Phil Dwyer, a builder who’s worked in the industry for five decades, said he was unsurprised to see speculation about the financial health of building giants like Metricon, given the “unprecedented” challenges the industry has faced during the pandemic.

“In my 50-odd years in the building industry, I’ve never encountered the cost increases we’ve seen in such a short period of time,” he told TND.

“I don’t see the situation improving over the next six months – costs are going to escalate more.”

Builders are facing huge cost increases for key inputs like timber and steel amid global supply chain disruptions and elevated demand for new homes, Mr Dwyer explained.

Housing construction costs soared 13.7 per cent over the year to March, according to ABS data.

IBISWorld industry analyst Victoria Baikie said higher timber prices (up 20.6 per cent over the past year) and metal prices (up 16.2 per cent) are key challenges for builders, which have been exacerbated by a severe shortage of construction workers.

“There’s a massive backlog of projects,” she said.

“Especially with rising interest rates and fuel costs, these challenges are going to worsen further.”

Expect higher costs, big delays

Tim Hibbert, head of property and building forecasting at BIS Oxford Economics, said consumers should expect these problems to flow through to project delays and higher building costs.

“It’s a very volatile environment. There’s a pretty big gap between the supply of and demand for required inputs – both on the labour side of the ledger and on the materials side,” he said.

“That gap between what’s required to get work done and what’s available is creating stress, causing delays and is also putting upwards pressure on prices.”

Mr Hibbert said the construction backlog will continue growing until at least next year, meaning there’s no relief in sight for construction firms or home builders.

“We expect more major business administrations moving forward. There will basically be a shakeout across the industry,” he said.

Patrick Coghlan, chief executive of credit bureau CreditorWatch, said the rate of insolvencies in the sector has remained “fairly stable” to date, but warned there’s much more pain to come.

“I’m more concerned now than I have been in the past two to three years, without a doubt,” he said.

‘Common sense should prevail’

Mr Dwyer advised home buyers to avoid being “hard nosed” and to seek a compromise with their builders if they are facing financial pressures.

“Common sense should prevail in these circumstances,” he said.

“The very last thing a customer wants is their builder to go bust because that’s a nightmare.”

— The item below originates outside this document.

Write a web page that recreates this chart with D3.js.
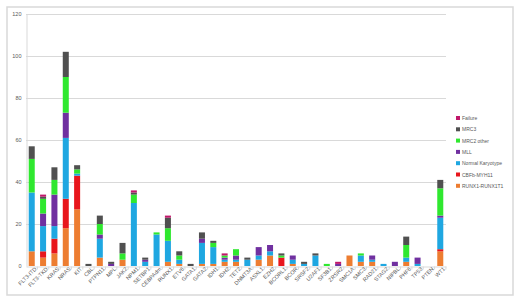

Mr Dwyer said customers should be willing to accept higher costs, even if they had agreed to a lower price with their builder in the past, as the pandemic and war in Ukraine had sent unexpected shockwaves through the global economy.

The alternative is trying to pursue a builder through the legal system, which would be akin to drawing blood from a stone, he said.

Builders should also “be honest and transparent” with customers about their finances, Mr Dwyer said.